In February of 1953, Pronger brought a fast 1953 Oldsmobile down South for the annual NASCAR-sanctioned competition on the 4.1-mile beach and road course in Daytona Beach, Fl.  During the annual Speed Week action, the always fast and sometimes controversial Pronger and his “stock” Olds 88 blitzed the timing clocks on the Florida beach with a run of 115.77 miles per hour to set a new record and grab the pole starting spot for 160-mile Grand National event.  The story goes that Pronger had a personal bet with fellow front row starter Fonty Flock, also in a new Oldsmobile, as to who would lead the first lap. 

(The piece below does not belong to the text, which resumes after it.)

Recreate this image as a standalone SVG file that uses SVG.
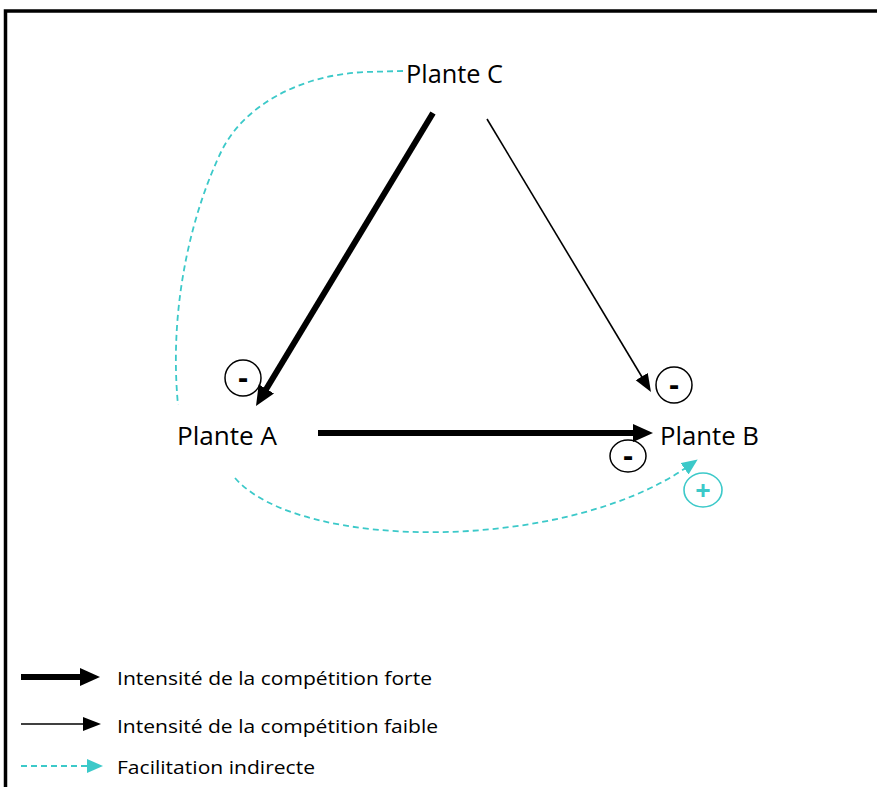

Both drivers sailed down beach door-to-door headed for the first turn.  Pronger’s red Olds No. 46, running at better than a 100 miles per hour, hit the high-banked, spongy sand corner and crashed through the guardrail, flipping over and landing back on all four wheels.  Pounding the flattened roof out with his fists, the 31-year-old Blue Island, Ill. racer continued in his smashed car and lasted a total of five laps, being credited with 51st position in the 57-car field.

Racing on the dirt half-mile, Bob Perrine of Wheeler, Ind. was the champion for the modified-style stock car action at Illiana Motor Speedway.  Thursday night was the weekly night of racing with Perrine besting Bill Clemans in the final points tally.  On his way to the championship, Perrine, who held the qualifying track record of 28.79 seconds, won the 50-lap Mid Season Championship race in August.    The season finale saw “Happy Dan” Walters of Griffith win the 100-lap Season Championship ahead of Perrine and Bill Carr.  Paul Russo, Duane Carter, Russ Klar and Pat O’Connor were winners of American Automobile Association (AAA)-sanctioned sprint car features, while Jack McGrath in a 1953 Hudson won a 200-lap AAA stock car event.  A future stock car pilot, Michigan motorcycle ace Paul Goldsmith won the American Motorcycle Association-sanctioned Indiana State Championship on the Illiana dirt.  Tony Lenti was crowned the champion driver of the United Auto Racing Association (UARA) midget racing organization.